Read the lines below. Copy out any that hold the string "document".

Supplied material
::::::::
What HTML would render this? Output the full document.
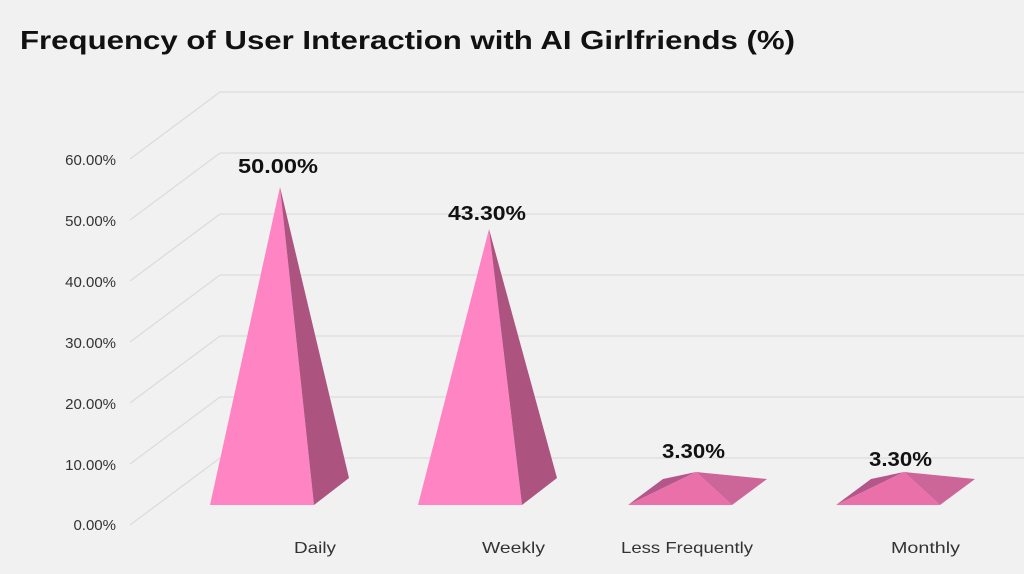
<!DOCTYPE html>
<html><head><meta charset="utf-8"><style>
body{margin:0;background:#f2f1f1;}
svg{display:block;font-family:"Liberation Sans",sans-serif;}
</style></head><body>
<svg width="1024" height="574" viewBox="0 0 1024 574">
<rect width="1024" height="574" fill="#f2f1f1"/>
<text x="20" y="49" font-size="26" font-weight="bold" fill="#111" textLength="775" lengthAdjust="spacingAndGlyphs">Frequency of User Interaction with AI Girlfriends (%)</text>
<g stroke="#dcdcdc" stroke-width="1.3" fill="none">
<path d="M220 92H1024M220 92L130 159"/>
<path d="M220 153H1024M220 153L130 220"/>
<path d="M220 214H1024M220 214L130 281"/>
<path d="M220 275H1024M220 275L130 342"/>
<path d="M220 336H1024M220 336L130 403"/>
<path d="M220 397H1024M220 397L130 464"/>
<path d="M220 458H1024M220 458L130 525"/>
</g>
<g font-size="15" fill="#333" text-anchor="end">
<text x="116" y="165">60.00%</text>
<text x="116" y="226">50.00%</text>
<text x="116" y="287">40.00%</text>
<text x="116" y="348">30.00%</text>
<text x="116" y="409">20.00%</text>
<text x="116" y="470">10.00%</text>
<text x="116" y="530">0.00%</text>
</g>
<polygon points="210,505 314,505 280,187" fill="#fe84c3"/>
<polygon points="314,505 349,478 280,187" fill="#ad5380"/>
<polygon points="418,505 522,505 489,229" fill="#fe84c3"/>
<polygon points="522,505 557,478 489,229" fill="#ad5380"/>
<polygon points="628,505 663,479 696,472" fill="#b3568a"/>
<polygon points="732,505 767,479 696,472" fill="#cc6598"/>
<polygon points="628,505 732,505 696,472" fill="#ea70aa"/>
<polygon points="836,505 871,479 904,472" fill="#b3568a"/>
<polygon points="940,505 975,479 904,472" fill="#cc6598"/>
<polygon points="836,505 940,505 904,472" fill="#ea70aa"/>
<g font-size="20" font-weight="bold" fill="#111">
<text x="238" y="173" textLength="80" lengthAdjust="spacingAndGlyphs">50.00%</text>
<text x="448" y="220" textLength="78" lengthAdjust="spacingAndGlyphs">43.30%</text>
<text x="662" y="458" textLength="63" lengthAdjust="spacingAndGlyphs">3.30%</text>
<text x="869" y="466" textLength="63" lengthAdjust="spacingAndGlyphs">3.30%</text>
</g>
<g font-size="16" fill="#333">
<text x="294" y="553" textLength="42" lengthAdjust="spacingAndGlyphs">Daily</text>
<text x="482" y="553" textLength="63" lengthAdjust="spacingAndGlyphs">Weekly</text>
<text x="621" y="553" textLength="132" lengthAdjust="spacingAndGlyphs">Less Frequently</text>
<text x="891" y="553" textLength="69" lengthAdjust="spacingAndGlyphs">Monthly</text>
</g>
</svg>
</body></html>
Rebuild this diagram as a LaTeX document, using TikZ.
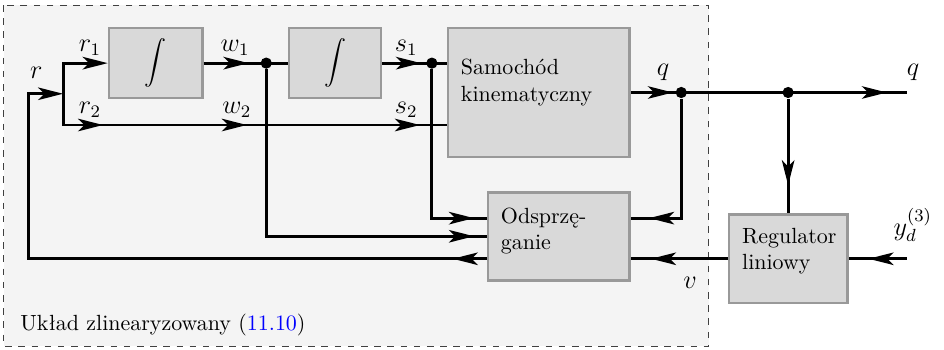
::::::::
Worked answer
What HTML would render this? Output the full document.
Rebuild this diagram as a LaTeX document, using TikZ.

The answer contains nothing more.